US Federal Reserve’s three 2024 rate cuts on track amid slower easing
Federal Reserve chair Jerome Powell has, however, cautioned stickier than anticipated inflation means policymakers shouldn’t be “dismissing data that we don’t like.”
Federal Reserve officials didn’t significantly change their outlook for delivering interest-rate cuts later this year despite solid growth and firmer-than-anticipated inflation in recent months.
Most officials pencilled in three rate cuts this year in new projections, the same as in December. The central bank held steady its benchmark federal-funds rate in a range between 5.25 per cent and 5.5 per cent, a 23-year high.
Federal Reserve Chair Jerome Powell said the central bank would hold interest rates steady for now, while signalling rate cuts could be warranted later this year.
The economic projections released Wednesday were the subject of intense focus on Wall Street because investors crave more information about how inflation readings for January and February influenced the Fed’s outlook.
Stronger price pressures this year interrupted a streak of cooler reports in the second half of last year, raising questions over whether inflation will return to the Fed’s 2 per cent target as quickly as officials and investors have anticipated.
Fed Chair Jerome Powell conceded that inflation had been stickier than anticipated over the last two months and cautioned that policymakers shouldn’t be “dismissing data that we don’t like.”
But he said officials had expected the inflation decline might be “bumpy” and it was too soon to say the recent trajectory of lower inflation had stalled or reversed.
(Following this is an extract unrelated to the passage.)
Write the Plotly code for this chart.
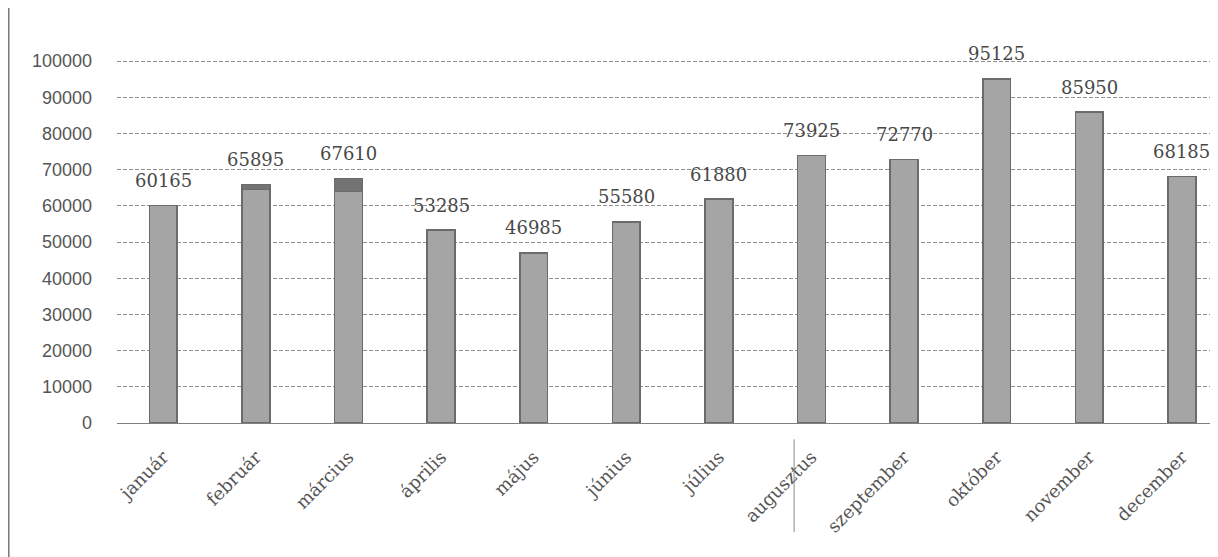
import plotly.graph_objects as go

months = ["január", "február", "március", "április", "május", "június",
          "július", "augusztus", "szeptember", "október", "november", "december"]
totals = [60165, 65895, 67610, 53285, 46985, 55580, 61880, 73925, 72770, 95125, 85950, 68185]
# darker top segment visible on two bars (estimated)
extra = [0, 1400, 3600, 0, 0, 0, 0, 0, 0, 0, 0, 0]
base = [t - e for t, e in zip(totals, extra)]

y_ticks = list(range(0, 100001, 10000))

fig = go.Figure()
fig.add_trace(go.Bar(
    x=months, y=base, width=0.30,
    marker=dict(color="#a5a5a5", line=dict(color="#6b6b6b", width=1.5)),
    hoverinfo="skip", showlegend=False,
))
fig.add_trace(go.Bar(
    x=months, y=extra, width=0.30,
    marker=dict(color="#737373", line=dict(color="#6b6b6b", width=1.5)),
    hoverinfo="skip", showlegend=False,
))

for m, t in zip(months, totals):
    fig.add_annotation(
        x=m, y=t, text=str(t), showarrow=False,
        yanchor="middle", yshift=25,
        font=dict(family="DejaVu Serif", size=18, color="#484848"),
    )

# scan artifacts: left page edge and fold line
fig.add_shape(type="line", xref="paper", yref="paper",
              x0=-0.0985, x1=-0.0985, y0=-0.38, y1=1.18,
              line=dict(color="#7a7a7a", width=2))
fig.add_shape(type="line", xref="paper", yref="paper",
              x0=0.615, x1=0.615, y0=-0.045, y1=-0.30,
              line=dict(color="#8a8a8a", width=1))

fig.update_layout(
    width=1210, height=549,
    margin=dict(l=109, r=0, t=51, b=134, pad=0),
    barmode="stack",
    bargap=0.7,
    paper_bgcolor="white", plot_bgcolor="white",
    showlegend=False,
    xaxis=dict(
        type="category", categoryorder="array", categoryarray=months,
        range=[-0.5, 11.39],
        tickangle=-45,
        tickfont=dict(family="DejaVu Serif", size=18, color="#555555"),
        showgrid=False, showline=False, ticks="",
        ticklabelstandoff=19,
    ),
    yaxis=dict(
        range=[0, 100600],
        tickvals=y_ticks,
        ticktext=[str(v) for v in y_ticks],
        tickfont=dict(family="Liberation Sans", size=18, color="#555555"),
        showgrid=True, gridcolor="#8f8f8f", gridwidth=1, griddash="4px,2px",
        zeroline=True, zerolinecolor="#808080", zerolinewidth=1,
        showline=False, ticks="",
        ticklabelstandoff=24,
    ),
)

fig.write_html("out.html")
“We don’t really know if this is a bump on the road or something more. We’ll have to find out,” he said. “Here are some bumps. Are they more than bumps?”
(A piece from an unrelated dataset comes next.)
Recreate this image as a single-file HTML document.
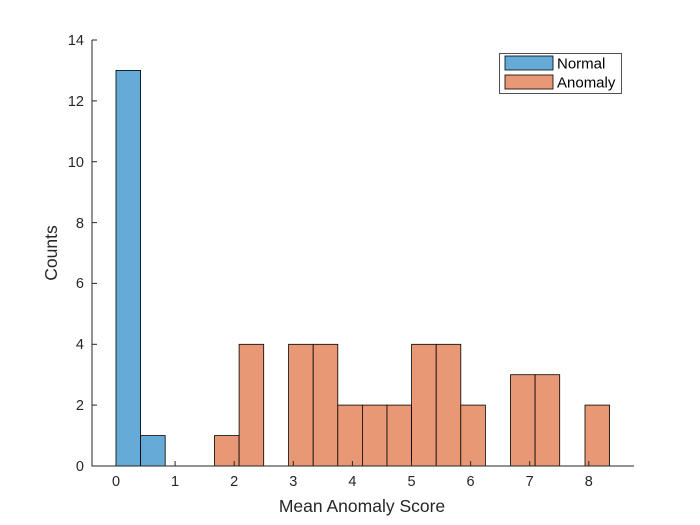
<!DOCTYPE html>
<html><head><meta charset="utf-8"><style>body{margin:0;background:#fff}svg{display:block}</style></head>
<body>
<svg width="700" height="525" xmlns="http://www.w3.org/2000/svg" font-family="Liberation Sans, sans-serif" fill="#262626">
<rect width="700" height="525" fill="#fff"/>
<g stroke="#000" stroke-width="0.8">
<rect x="116" y="70.4" width="24.6" height="395.6" fill="#66AAD7"/>
<rect x="140.6" y="435.6" width="24.6" height="30.4" fill="#66AAD7"/>
<g fill="#E89875">
<rect x="214.5" y="435.6" width="24.6" height="30.4"/>
<rect x="239.1" y="344.3" width="24.6" height="121.7"/>
<rect x="288.6" y="344.3" width="24.6" height="121.7"/>
<rect x="313.2" y="344.3" width="24.6" height="121.7"/>
<rect x="337.8" y="405.1" width="24.6" height="60.9"/>
<rect x="362.4" y="405.1" width="24.6" height="60.9"/>
<rect x="387" y="405.1" width="24.6" height="60.9"/>
<rect x="411.6" y="344.3" width="24.6" height="121.7"/>
<rect x="436.2" y="344.3" width="24.6" height="121.7"/>
<rect x="460.8" y="405.1" width="24.6" height="60.9"/>
<rect x="510.5" y="374.7" width="24.6" height="91.3"/>
<rect x="535.1" y="374.7" width="24.6" height="91.3"/>
<rect x="585" y="405.1" width="24.6" height="60.9"/>
</g>
</g>
<g stroke="#262626" stroke-width="1">
<line x1="92" y1="40" x2="92" y2="466.5"/>
<line x1="91.5" y1="466" x2="634" y2="466"/>
<line x1="92" y1="466" x2="97" y2="466"/><line x1="92" y1="405.1" x2="97" y2="405.1"/><line x1="92" y1="344.3" x2="97" y2="344.3"/><line x1="92" y1="283.4" x2="97" y2="283.4"/><line x1="92" y1="222.6" x2="97" y2="222.6"/><line x1="92" y1="161.7" x2="97" y2="161.7"/><line x1="92" y1="100.9" x2="97" y2="100.9"/><line x1="92" y1="40" x2="97" y2="40"/>
<line x1="116" y1="466" x2="116" y2="461"/><line x1="175.1" y1="466" x2="175.1" y2="461"/><line x1="234.2" y1="466" x2="234.2" y2="461"/><line x1="293.3" y1="466" x2="293.3" y2="461"/><line x1="352.4" y1="466" x2="352.4" y2="461"/><line x1="411.5" y1="466" x2="411.5" y2="461"/><line x1="470.6" y1="466" x2="470.6" y2="461"/><line x1="529.7" y1="466" x2="529.7" y2="461"/><line x1="588.8" y1="466" x2="588.8" y2="461"/>
</g>
<g font-size="14.5" text-anchor="end">
<text x="84" y="471">0</text><text x="84" y="410">2</text><text x="84" y="349">4</text><text x="84" y="288">6</text><text x="84" y="228">8</text><text x="84" y="167">10</text><text x="84" y="106">12</text><text x="84" y="45">14</text>
</g>
<g font-size="14.5" text-anchor="middle">
<text x="116" y="486">0</text><text x="175.1" y="486">1</text><text x="234.2" y="486">2</text><text x="293.3" y="486">3</text><text x="352.4" y="486">4</text><text x="411.5" y="486">5</text><text x="470.6" y="486">6</text><text x="529.7" y="486">7</text><text x="588.8" y="486">8</text>
<text x="362" y="512" font-size="17.5">Mean Anomaly Score</text>
<text transform="translate(57,253) rotate(-90)" font-size="17.5">Counts</text>
</g>
<rect x="499.5" y="53.5" width="122" height="40" fill="#fff" stroke="#262626" stroke-width="0.8"/>
<rect x="505" y="56" width="48" height="14" fill="#66AAD7" stroke="#000" stroke-width="0.8"/>
<rect x="505" y="75" width="48" height="14" fill="#E89875" stroke="#000" stroke-width="0.8"/>
<g font-size="15" fill="#000"><text x="557" y="68.5">Normal</text><text x="557" y="87.5">Anomaly</text></g>
</svg>
</body></html>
Ahead of the release of those projections and the Fed’s policy statement, investors anticipated the Fed would cut rates three times this year, with better than even odds that the first move would occur by June. The Fed meets one more time before that, on April 30-May 1.
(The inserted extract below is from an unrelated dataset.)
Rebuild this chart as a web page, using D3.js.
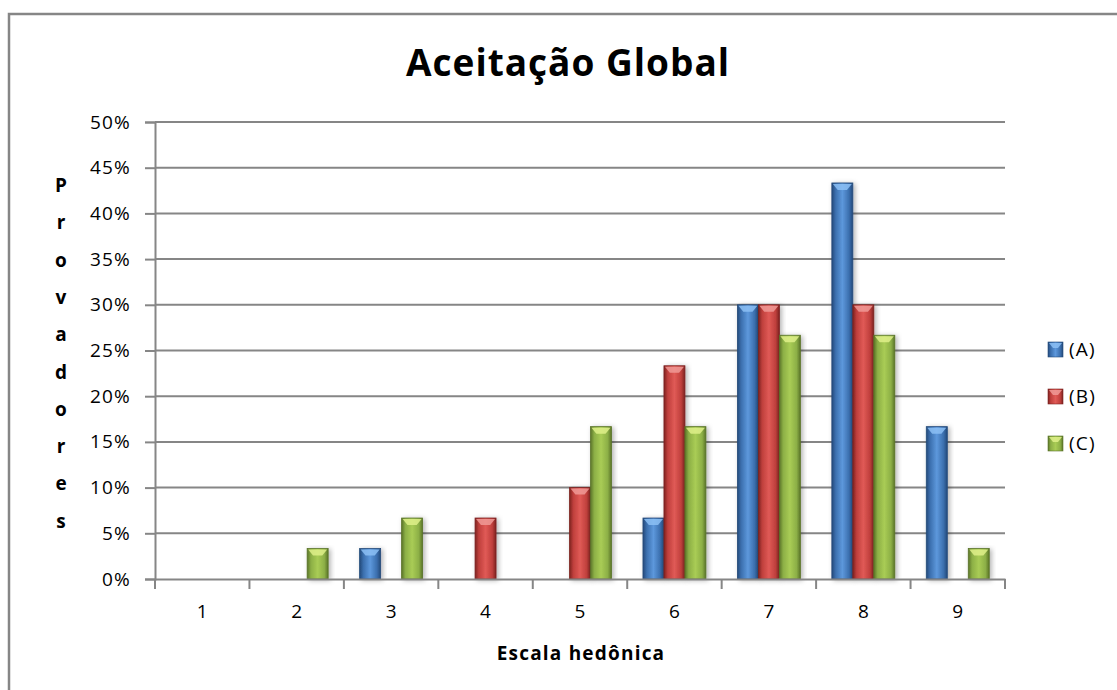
<!DOCTYPE html>
<html>
<head>
<meta charset="utf-8">
<script src="https://cdn.jsdelivr.net/npm/d3@7"></script>
<style>
  body { margin: 0; background: #fff; }
  svg { display: block; font-family: 'Open Sans', Lato, sans-serif; }
</style>
</head>
<body>
<svg width="1117" height="690"></svg>
<script>
const categories = ['1', '2', '3', '4', '5', '6', '7', '8', '9']
const seriesNames = ['(A)', '(B)', '(C)']
const valuesA = [0, 0, 0.0333, 0, 0, 0.0667, 0.30, 0.4333, 0.1667]
const valuesB = [0, 0, 0, 0.0667, 0.10, 0.2333, 0.30, 0.30, 0]
const valuesC = [0, 0.0333, 0.0667, 0, 0.1667, 0.1667, 0.2667, 0.2667, 0.0333]
const yTicks = [0, 0.05, 0.10, 0.15, 0.20, 0.25, 0.30, 0.35, 0.40, 0.45, 0.50]

const palette = [
    { base: '#3b6fae', light: '#5d98dc', dark: '#244a7a', bevel: '#8cc0f5' },
    { base: '#bf3f3c', light: '#e05a56', dark: '#7d2220', bevel: '#f09a96' },
    { base: '#8caf46', light: '#a9cc55', dark: '#5a7428', bevel: '#dff08a' }
]

const svg = d3.select('svg')
const width = 1117
const height = 690
const plot = { left: 155, right: 1005, top: 122, bottom: 579 }
const grey = '#868686'
const labelSize = 19
const spacing = 1.2

// outer chart border
svg.append('rect')
    .attr('x', 9).attr('y', 14)
    .attr('width', width + 20).attr('height', height + 20)
    .attr('fill', 'none').attr('stroke', grey).attr('stroke-width', 2.5)

const defs = svg.append('defs')
palette.forEach((c, i) => {
    const g = defs.append('linearGradient').attr('id', 'grad' + i)
        .attr('x1', '0%').attr('x2', '100%').attr('y1', '0%').attr('y2', '0%')
    g.append('stop').attr('offset', '0%').attr('stop-color', c.dark)
    g.append('stop').attr('offset', '18%').attr('stop-color', c.base)
    g.append('stop').attr('offset', '50%').attr('stop-color', c.light)
    g.append('stop').attr('offset', '82%').attr('stop-color', c.base)
    g.append('stop').attr('offset', '100%').attr('stop-color', c.dark)
})
const shadow = defs.append('filter').attr('id', 'shadow')
    .attr('x', '-30%').attr('y', '-10%').attr('width', '160%').attr('height', '130%')
shadow.append('feDropShadow').attr('dx', 2).attr('dy', 1).attr('stdDeviation', 2.5)
    .attr('flood-color', '#000').attr('flood-opacity', 0.3)

const x = d3.scaleBand().domain(categories).range([plot.left, plot.right])
const y = d3.scaleLinear().domain([0, 0.5]).range([plot.bottom, plot.top])

// gridlines
svg.append('g').selectAll('line').data(yTicks.slice(1)).join('line')
    .attr('x1', plot.left).attr('x2', plot.right)
    .attr('y1', d => y(d)).attr('y2', d => y(d))
    .attr('stroke', grey).attr('stroke-width', 2)

// y axis
const yAxis = svg.append('g').attr('transform', `translate(${plot.left},0)`)
    .call(d3.axisLeft(y).tickValues(yTicks).tickFormat(d3.format('.0%')).tickSize(10).tickPadding(14))
yAxis.select('.domain').attr('stroke', grey).attr('stroke-width', 2)
yAxis.selectAll('.tick line').attr('stroke', grey).attr('stroke-width', 2)
yAxis.selectAll('.tick text').attr('font-size', labelSize).attr('fill', '#000')
    .attr('font-family', "'Open Sans', sans-serif").attr('letter-spacing', spacing)

// bars
const seriesValues = [valuesA, valuesB, valuesC]
const inner = d3.scaleBand().domain(d3.range(3))
    .range([0, x.bandwidth()]).paddingInner(0).paddingOuter(0.75)
const bars = []
seriesValues.forEach((vals, s) => vals.forEach((v, i) => {
    if (v > 0) bars.push({ s, cat: categories[i], v })
}))
const barG = svg.append('g').selectAll('g').data(bars).join('g')
    .attr('transform', d => `translate(${x(d.cat) + inner(d.s)},0)`)
barG.append('rect')
    .attr('x', 0).attr('y', d => y(d.v))
    .attr('width', inner.bandwidth()).attr('height', d => y(0) - y(d.v))
    .attr('fill', d => `url(#grad${d.s})`)
    .attr('stroke', d => palette[d.s].dark).attr('stroke-width', 0.8)
    .attr('filter', 'url(#shadow)')
barG.append('path')
    .attr('d', d => {
        const w = inner.bandwidth()
        const t = y(d.v)
        return `M1,${t + 1}L${w - 1},${t + 1}L${w * 0.72},${t + 7}L${w * 0.28},${t + 7}Z`
    })
    .attr('fill', d => palette[d.s].bevel).attr('opacity', 0.85)

// x axis
const xAxis = svg.append('g').attr('transform', `translate(0,${plot.bottom})`)
    .call(d3.axisBottom(x).tickSize(0).tickPadding(26))
xAxis.select('.domain').attr('stroke', grey).attr('stroke-width', 2)
xAxis.selectAll('.tick text').attr('font-size', labelSize).attr('fill', '#000')
    .attr('font-family', "'Open Sans', sans-serif")
xAxis.append('g').selectAll('line').data(d3.range(categories.length + 1)).join('line')
    .attr('x1', i => plot.left + i * x.bandwidth()).attr('x2', i => plot.left + i * x.bandwidth())
    .attr('y1', 0).attr('y2', 10)
    .attr('stroke', grey).attr('stroke-width', 2)

// titles
svg.append('text').attr('x', 568).attr('y', 76).attr('text-anchor', 'middle')
    .attr('font-size', 37).attr('font-weight', 'bold').attr('letter-spacing', 1)
    .text('Aceitação Global')
svg.append('text').attr('x', 581).attr('y', 660).attr('text-anchor', 'middle')
    .attr('font-size', labelSize).attr('font-weight', 'bold').attr('letter-spacing', 1.2)
    .text('Escala hedônica')
const yTitle = 'Provadores'.split('')
svg.append('g').selectAll('text').data(yTitle).join('text')
    .attr('x', 61).attr('y', (d, i) => 192 + i * 37.3).attr('text-anchor', 'middle')
    .attr('font-size', labelSize).attr('font-weight', 'bold').text(d => d)

// legend
const legend = svg.append('g').selectAll('g').data(seriesNames).join('g')
    .attr('transform', (d, i) => `translate(1048,${342 + i * 47})`)
legend.append('rect').attr('width', 15).attr('height', 15)
    .attr('fill', (d, i) => `url(#grad${i})`)
    .attr('stroke', (d, i) => palette[i].dark).attr('stroke-width', 0.6)
legend.append('path').attr('d', 'M1,1L14,1L10,6L5,6Z')
    .attr('fill', (d, i) => palette[i].bevel).attr('opacity', 0.85)
legend.append('text').attr('x', 21).attr('y', 14)
    .attr('font-size', labelSize).attr('letter-spacing', spacing).text(d => d)
</script>
</body>
</html>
Fed officials also expect inflation, excluding volatile food and energy prices, to end the year at a modestly higher level than they expected in December — at 2.6 per cent instead of 2.4 per cent. Those prices rose 2.8 per cent in January.
Officials marked up their growth outlook for 2024, with most expecting gross domestic product to expand by 2.1 per cent.
Still, the projections showed some officials expect fewer cuts this year than they did in December. They pencilled in a modestly slower pace of rate reductions next year, with their benchmark rate settling out just below 4 per cent at the end of 2025 and slightly above 3 per cent after that.
The Fed-funds rate influences other borrowing costs throughout the economy, such as on mortgages, credit cards and business loans. The 30-year fixed-rate mortgage stood at roughly 6.7 per cent last week, down from an October high of 7.8 per cent, according to Freddie Mac.
The Fed began raising rates from near zero two years ago and lifted them at the fastest pace in 40 years to combat inflation that also soared to a four-decade high. Officials increased rates most recently in July.
At that time, many economists and some inside the Fed anticipated that the central bank’s rate increases to bring inflation down would lead to higher unemployment and a recession. But economic growth has shown surprising resilience even as wage and price increases have slowed thanks to healed supply chains and an influx of workers into the labour force.
Since officials last met in January, economic data has done little to resolve a debate over whether the Fed should pre-emptively take back any of the increases it made last year, when many worried inflation might settle above 3 per cent.
The inflation setback in January and February reversed a recent sharp slowdown and underscored the cautious stance many Fed officials adopted at their January meeting around cutting rates. It has likely emboldened those who think reductions won’t be warranted this year unless the economy slows sharply.
Higher housing prices and a stock market up nearly 20 per cent since November are boosting wealth and thus supporting consumption, especially of high-income households. The price of bitcoin has recently surged to records, a sign of exuberant risk-taking.
Other reports, however, suggest consumer spending has cooled, and hiring surveys have been mixed. The most widely watched measure of employment growth has been solid, but earlier reports have been revised down by historically large margins. Wage growth has continued to slow and unemployment has steadily inched up, from 3.4 per cent last April to 3.9 per cent in February.
Those readings could provide fodder to Fed officials who are concerned about leaving rates at their current level for too long.
The stakes are high for Fed officials, who are trying to navigate two risks. One is that they ease too soon, allowing inflation to become entrenched at a level above their 2 per cent target. The other is that they move too slowly and the economy crumples under the weight of higher rates.
US Democrats are nervous that higher rates are sapping consumer sentiment and risking a slowdown ahead of November’s elections.
This week, a handful of the most liberal politicians called on Powell to cut rates. Fed officials say they don’t weigh political considerations when deciding interest-rate policy.
President Joe Biden earlier this month said he was hopeful the Fed would be able to follow through on its projections of lower rates. “I can’t guarantee it, but I’ll bet you those rates come down more, because I bet you that little outfit that sets interest rates is going to [bring them] down,” he said at a campaign rally.